You can make it through sixty seconds (or twelve months) of anything. When I’m balancing on one toe, my leg kicked up behind me, my heart pounding out of my chest, sweat running off me like a waterfall, all I want to do is quit. Because what sane person would sign up for that?  But then I remember: I only have to do this for sixty seconds and then I get a break.
Admittedly, the shitty things in real life almost always last longer than sixty seconds. 2011 was a whole year of Triangle, but I knew that 2012 would be a whole year of Savasana, so I kept reminding myself: a break is coming. Better things are on the other side.
It works for everything, too, like moving to another country, running a mile, learning to surf, going to an expat meetup when you don’t know a single soul, sitting through a work seminar when you’d rather slit your wrists, waiting to see someone you really miss. It’s just an hour, a day, a year … whatever. Life’s version of savasana is coming.

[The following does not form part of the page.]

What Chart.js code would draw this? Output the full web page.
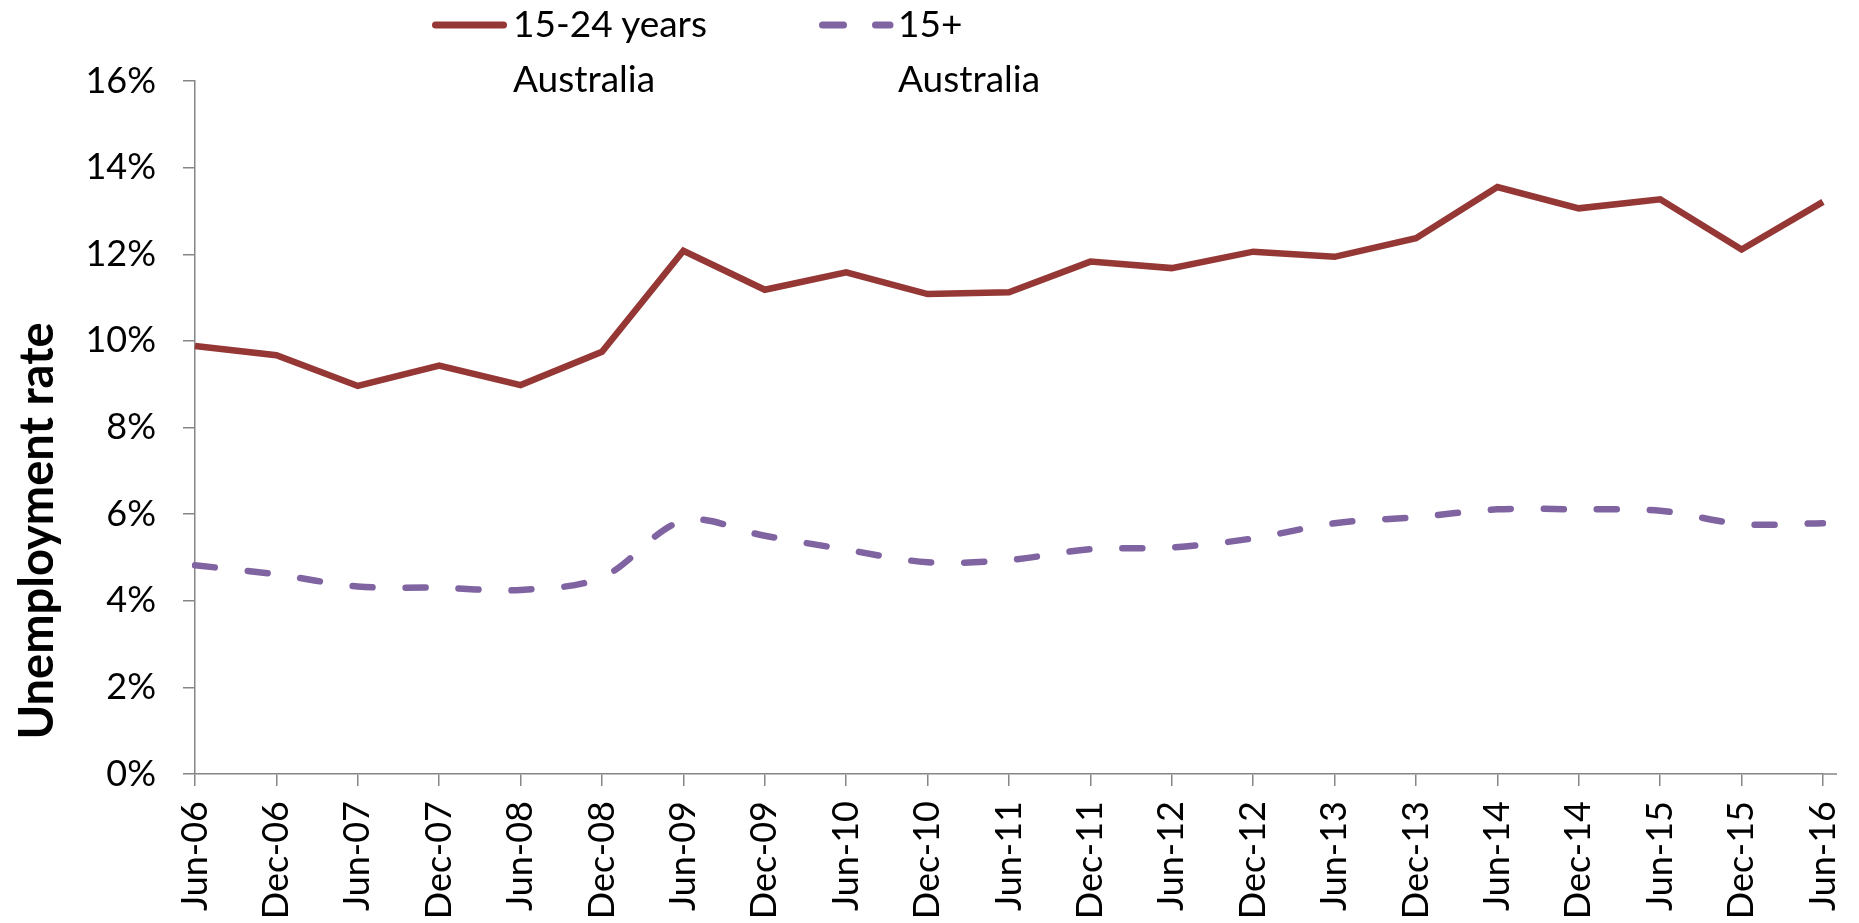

It’s okay to not be the best at everything; just (try to) be the best at something. I used to compare myself to other people. Now I don’t. In some postures, I’m still behind most people (hello, two toes behind my calf); in others, I. Kick. ASS. Like Standing Bow: I can’t do the standing splits – yet! – but I keep kicking for the whole posture and never fall.

No one’s good at everything – in yoga or in life – and seeing people try to succeed in one posture and struggle in the next reminds me that this is exactly what happens when we step off our mats.

I hope you don’t feel like you’ve just been Jehovah’s Witnessed or Heavens Gated. I’m not a paid spokesperson for Bikram. The point in sharing this is that I think yoga – any kind of yoga – and exercise in general can change our perspectives on things. It keeps us healthy and lean, but it also gives us confidence to do little things we may not have done before, then eventually, big things we may not have done before. And that’s kind of what it’s all about, isn’t it?